== INSTRUCTIONS FOR THE TASK ==
Leave out the pictures and retype only the lines from the opening line to the line that holds "(1123,0) -- (1123,637);", both ends included.

== DATA LINES ==
════════
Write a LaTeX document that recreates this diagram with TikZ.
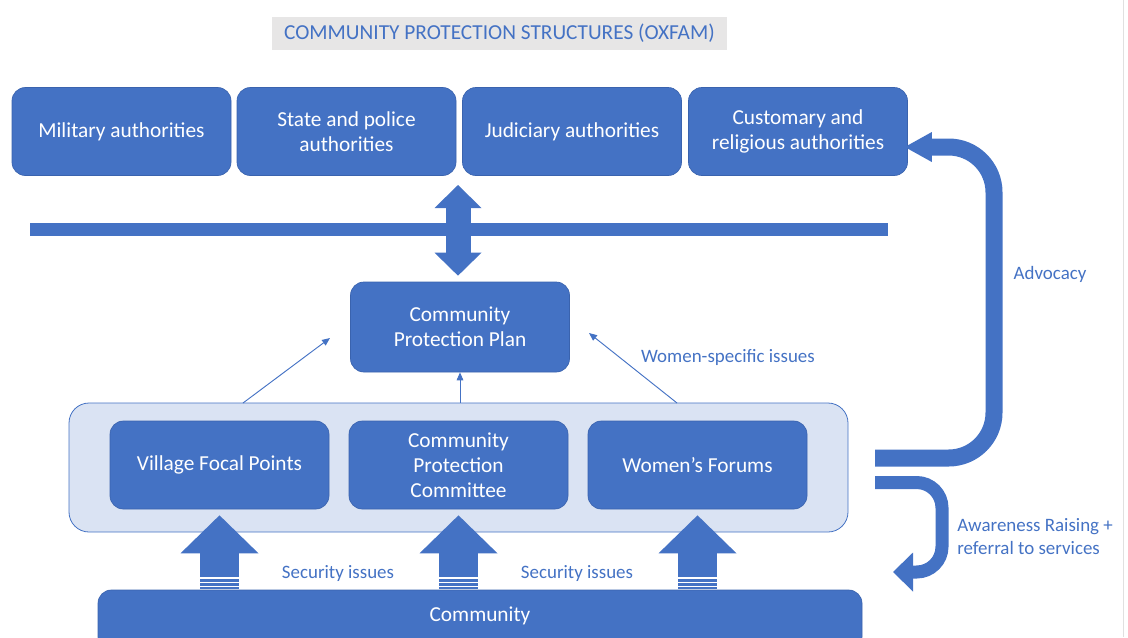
\documentclass[tikz,border=0pt]{standalone}
\usepackage{fontspec}
\setmainfont{Carlito}
\usetikzlibrary{arrows.meta}

\definecolor{oxblue}{HTML}{4472C4}
\definecolor{oxedge}{HTML}{3A63AE}
\definecolor{oxpale}{HTML}{DAE3F3}
\definecolor{oxgrey}{HTML}{E7E6E6}

\tikzset{
  box/.style={rectangle,rounded corners=10pt,fill=oxblue,draw=oxedge,line width=0.5pt,
    text=white,align=center,font=\fontsize{16}{18.75}\selectfont,
    minimum width=164.25pt,minimum height=66pt,inner sep=2pt},
  note/.style={text=oxblue,font=\fontsize{14.2}{17.25}\selectfont,align=left,inner sep=0pt},
  feed/.style={draw=oxblue,line width=0.7pt,-{Triangle[length=6pt,width=5pt]}},
  bigup/.style={draw=oxblue,line width=29.25pt,-{Triangle[length=28.5pt,width=58.5pt,line width=0pt]}},
  stripe/.style={draw=white,line width=1.2pt},
}

\begin{document}
\begin{tikzpicture}[x=0.75pt,y=-0.75pt]
  \useasboundingbox (0,0) rectangle (1128,637);
  \clip (0,0) rectangle (1128,637);
  \draw[black!12,line width=0.75pt] (1123,0) -- (1123,637);

  \node[fill=oxgrey,text=oxblue,font=\fontsize{16}{18}\selectfont,
    minimum width=341.25pt,minimum height=24.75pt] (title) at (499.5,33.5)
    {COMMUNITY PROTECTION STRUCTURES (OXFAM)};

  \node[box] (military)  at (121.5,131.5) {Military authorities};
  \node[box] (state)     at (346.5,131.5) {State and police\\authorities};
  \node[box] (judiciary) at (572,131.5)   {Judiciary authorities};
  \node[box] (customary) at (798,131.5)   {Customary and\\religious authorities};

  \node[fill=oxblue,minimum width=643.5pt,minimum height=9.75pt,inner sep=0pt] (divider) at (459,229.5) {};

  \node[box,minimum height=67.5pt] (plan) at (460,327) {Community\\Protection Plan};

  \node[rectangle,rounded corners=15pt,fill=oxpale,draw=oxblue,line width=0.6pt,
    minimum width=584.25pt,minimum height=96.75pt] (forum) at (458.5,467.5) {};
  \node[box] (focal)     at (219.5,465) {Village Focal Points};
  \node[box] (committee) at (458.5,465) {Community\\Protection\\Committee};
  \node[box] (women)     at (697.5,465) {Women’s Forums};

  \node[rectangle,rounded corners=10pt,fill=oxblue,draw=oxedge,line width=0.5pt,
    minimum width=573pt,minimum height=45pt] (community) at (480,620) {};
  \node[text=white,font=\fontsize{16}{18.75}\selectfont] (commtext) at (480,616) {Community};

  % plan <-> authorities
  \coordinate (dbltop) at (458,185);
  \draw[draw=oxblue,line width=18.75pt,shorten >=4.5pt,
    {Triangle[length=17.25pt,width=35.25pt,line width=0pt]}-{Triangle[length=17.25pt,width=35.25pt,line width=0pt]}]
    (dbltop) -- (plan.north -| dbltop);

  \coordinate (feedA) at (243,403);
  \coordinate (tipA)  at (330,338);
  \coordinate (feedB) at (forum.north -| plan.south);
  \coordinate (tipB)  at (plan.south);
  \coordinate (feedC) at (677,403);
  \coordinate (tipC)  at (589,333);
  \foreach \from/\to in {feedA/tipA,feedB/tipB,feedC/tipC}
    \draw[feed] (\from) -- (\to);

  \foreach \n in {focal,committee,women} {
    \draw[bigup,shorten <=0.75pt] (community.north -| \n.south) -- ([yshift=-4.5pt]\n.south);
    \foreach \s in {3,7.2,11.5}
      \draw[stripe] (community.north -| \n.south) ++(-19.5,-\s) -- ++(39,0);
  }

  % advocacy and awareness loops
  \coordinate (advstart) at (875,458);
  \coordinate (advbend)  at (994,147);
  \draw[oxblue,line width=12.75pt,rounded corners=34pt,shorten >=-2.25pt,
    -{Triangle[length=20.25pt,width=22.5pt,line width=0pt]}]
    (advstart) -| (advbend) -- (customary.east |- advbend);

  \coordinate (awstart) at (875,482.5);
  \coordinate (awbend)  at (942,572);
  \coordinate (awend)   at (893,572);
  \draw[oxblue,line width=9.75pt,rounded corners=19pt,
    -{Triangle[length=15pt,width=29.25pt,line width=0pt]}]
    (awstart) -| (awbend) -- (awend);

  \node[note] (advocacy)    at (1050,274) {Advocacy};
  \node[note] (womenissues) at (728,357)  {Women-specific issues};
  \node[note] (secA)        at (338,573)  {Security issues};
  \node[note] (secB)        at (577,573)  {Security issues};
  \node[note,anchor=west] (awareness) at (957,536.5) {Awareness Raising +\\referral to services};
\end{tikzpicture}
\end{document}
════════
== THE RESPONSE ==
Write a LaTeX document that recreates this diagram with TikZ.
\documentclass[tikz,border=0pt]{standalone}
\usepackage{fontspec}
\setmainfont{Carlito}
\usetikzlibrary{arrows.meta}

\definecolor{oxblue}{HTML}{4472C4}
\definecolor{oxedge}{HTML}{3A63AE}
\definecolor{oxpale}{HTML}{DAE3F3}
\definecolor{oxgrey}{HTML}{E7E6E6}

\tikzset{
  box/.style={rectangle,rounded corners=10pt,fill=oxblue,draw=oxedge,line width=0.5pt,
    text=white,align=center,font=\fontsize{16}{18.75}\selectfont,
    minimum width=164.25pt,minimum height=66pt,inner sep=2pt},
  note/.style={text=oxblue,font=\fontsize{14.2}{17.25}\selectfont,align=left,inner sep=0pt},
  feed/.style={draw=oxblue,line width=0.7pt,-{Triangle[length=6pt,width=5pt]}},
  bigup/.style={draw=oxblue,line width=29.25pt,-{Triangle[length=28.5pt,width=58.5pt,line width=0pt]}},
  stripe/.style={draw=white,line width=1.2pt},
}

\begin{document}
\begin{tikzpicture}[x=0.75pt,y=-0.75pt]
  \useasboundingbox (0,0) rectangle (1128,637);
  \clip (0,0) rectangle (1128,637);
  \draw[black!12,line width=0.75pt] (1123,0) -- (1123,637);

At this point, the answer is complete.